# The request
Lines containing the string "matplotlib" are to be collected in full.

[Stored entries]

::::::

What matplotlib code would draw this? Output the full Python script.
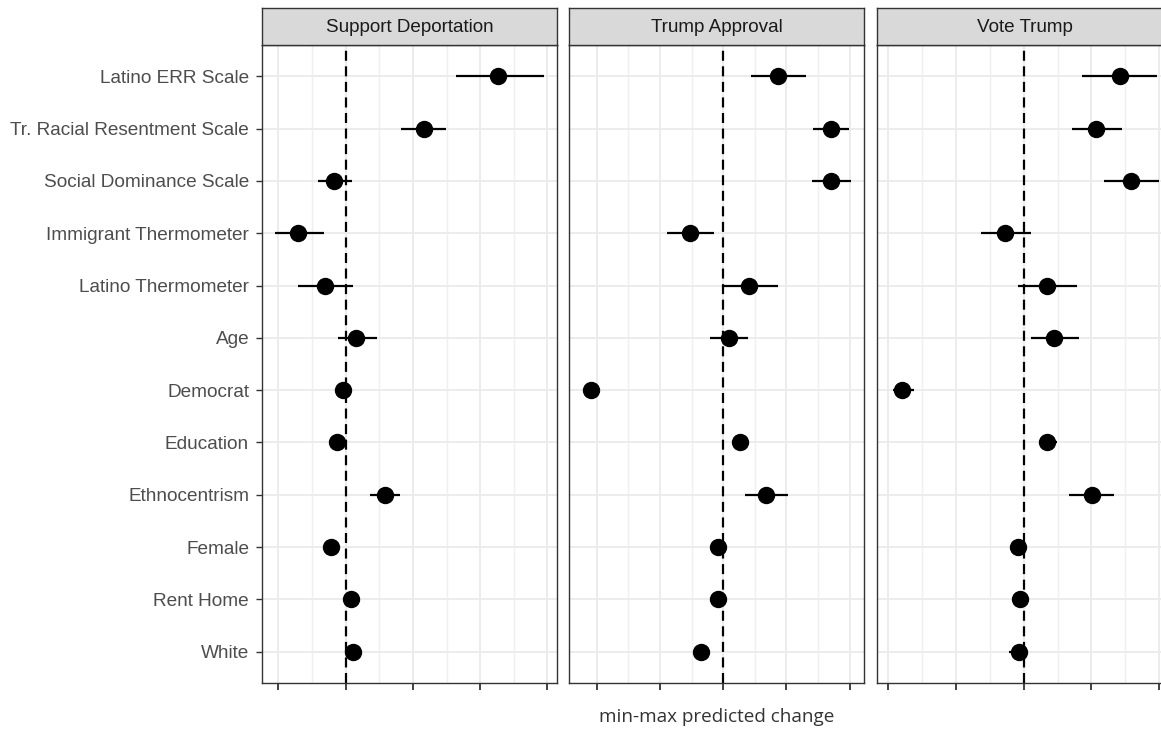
import matplotlib
matplotlib.use("Agg")
import matplotlib.pyplot as plt
from matplotlib.ticker import MultipleLocator, NullFormatter

categories = ["Latino ERR Scale", "Tr. Racial Resentment Scale", "Social Dominance Scale",
              "Immigrant Thermometer", "Latino Thermometer", "Age", "Democrat", "Education",
              "Ethnocentrism", "Female", "Rent Home", "White"]

panels = ["Support Deportation", "Trump Approval", "Vote Trump"]

dep_est = [0.227, 0.117, -0.017, -0.071, -0.031, 0.015, -0.004, -0.013, 0.058, -0.022, 0.008, 0.011]
dep_lo  = [0.164, 0.082, -0.041, -0.105, -0.071, -0.012, -0.015, -0.025, 0.036, -0.031, -0.003, -0.001]
dep_hi  = [0.295, 0.149, 0.009, -0.032, 0.011, 0.047, 0.008, 0.002, 0.081, -0.013, 0.018, 0.024]

app_est = [0.173, 0.341, 0.341, -0.105, 0.081, 0.018, -0.419, 0.053, 0.135, -0.017, -0.017, -0.071]
app_lo  = [0.088, 0.283, 0.280, -0.178, 0.000, -0.042, -0.441, 0.028, 0.069, -0.036, -0.039, -0.093]
app_hi  = [0.262, 0.397, 0.404, -0.029, 0.173, 0.078, -0.393, 0.078, 0.205, 0.002, 0.005, -0.045]

vote_est = [0.284, 0.214, 0.317, -0.055, 0.069, 0.090, -0.360, 0.069, 0.202, -0.017, -0.011, -0.014]
vote_lo  = [0.172, 0.143, 0.238, -0.126, -0.017, 0.022, -0.386, 0.045, 0.134, -0.038, -0.035, -0.043]
vote_hi  = [0.394, 0.291, 0.400, 0.022, 0.157, 0.164, -0.323, 0.098, 0.267, 0.007, 0.013, 0.013]

series = [(dep_est, dep_lo, dep_hi), (app_est, app_lo, app_hi), (vote_est, vote_lo, vote_hi)]
xlims = [(-0.124, 0.314), (-0.487, 0.445), (-0.4325, 0.4375)]
majors = [0.1, 0.2, 0.2]

W, H = 1161, 729
fig = plt.figure(figsize=(W / 100, H / 100), dpi=100)
fig.patch.set_facecolor("white")

panel_left = [262.3, 569.3, 877.3]
panel_w = 294.5
top_px, bot_px = 45, 683
strip_top = 8

label_font = "Liberation Sans"
n = len(categories)
ypos = list(range(n, 0, -1))

for i, (name, (est, lo, hi)) in enumerate(zip(panels, series)):
    l = panel_left[i] / W
    b = 1 - bot_px / H
    ax = fig.add_axes([l, b, panel_w / W, (bot_px - top_px) / H])
    ax.set_facecolor("white")
    ax.set_xlim(*xlims[i])
    ax.set_ylim(0.4, n + 0.6)
    ax.xaxis.set_major_locator(MultipleLocator(majors[i]))
    ax.xaxis.set_minor_locator(MultipleLocator(majors[i] / 2))
    ax.xaxis.set_major_formatter(NullFormatter())
    ax.grid(which="major", color="#EBEBEB", lw=1.3, zorder=0)
    ax.grid(which="minor", axis="x", color="#EFEFEF", lw=1.0, zorder=0)
    ax.set_axisbelow(True)
    ax.set_yticks(ypos)
    if i == 0:
        ax.set_yticklabels(categories, fontsize=13.7, color="#4D4D4D", family=label_font)
        ax.tick_params(axis="y", which="major", length=4, width=1, color="#333333", pad=5.5)
    else:
        ax.set_yticklabels([])
        ax.tick_params(axis="y", length=0)
    ax.tick_params(axis="x", which="major", length=5, width=1.3, color="#333333")
    ax.tick_params(axis="x", which="minor", length=0)
    for sp in ax.spines.values():
        sp.set_color("#333333")
        sp.set_linewidth(1.0)
    ax.axvline(0, color="black", lw=1.6, ls=(0, (4.5, 2.5)), zorder=2)
    ax.hlines(ypos, lo, hi, color="black", lw=1.6, zorder=3)
    ax.plot(est, ypos, "o", color="black", ms=11.5, zorder=4)

    # strip
    sax = fig.add_axes([l, 1 - top_px / H, panel_w / W, (top_px - strip_top) / H])
    sax.set_facecolor("#D9D9D9")
    sax.set_xticks([])
    sax.set_yticks([])
    for sp in sax.spines.values():
        sp.set_color("#333333")
        sp.set_linewidth(1.0)
    sax.text(0.5, 0.47, name, ha="center", va="center", fontsize=13.6,
             color="#1A1A1A", family=label_font, transform=sax.transAxes)

fig.text(717 / W, 1 - 717 / H, "min-max predicted change", ha="center", va="center",
         fontsize=13.6, color="#333333", family="Open Sans", weight="medium")

fig.savefig("out.png", dpi=100, facecolor="white")
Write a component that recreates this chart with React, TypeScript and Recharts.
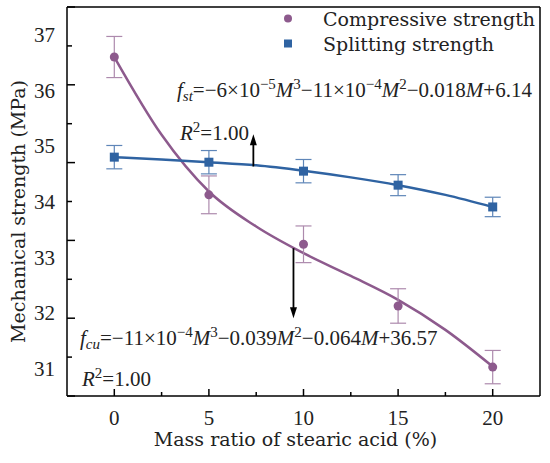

::::::

# Exercise solution
What matplotlib code would draw this? Output the full Python script.
import matplotlib
matplotlib.use("Agg")
import matplotlib.pyplot as plt
from matplotlib.ticker import MultipleLocator, NullFormatter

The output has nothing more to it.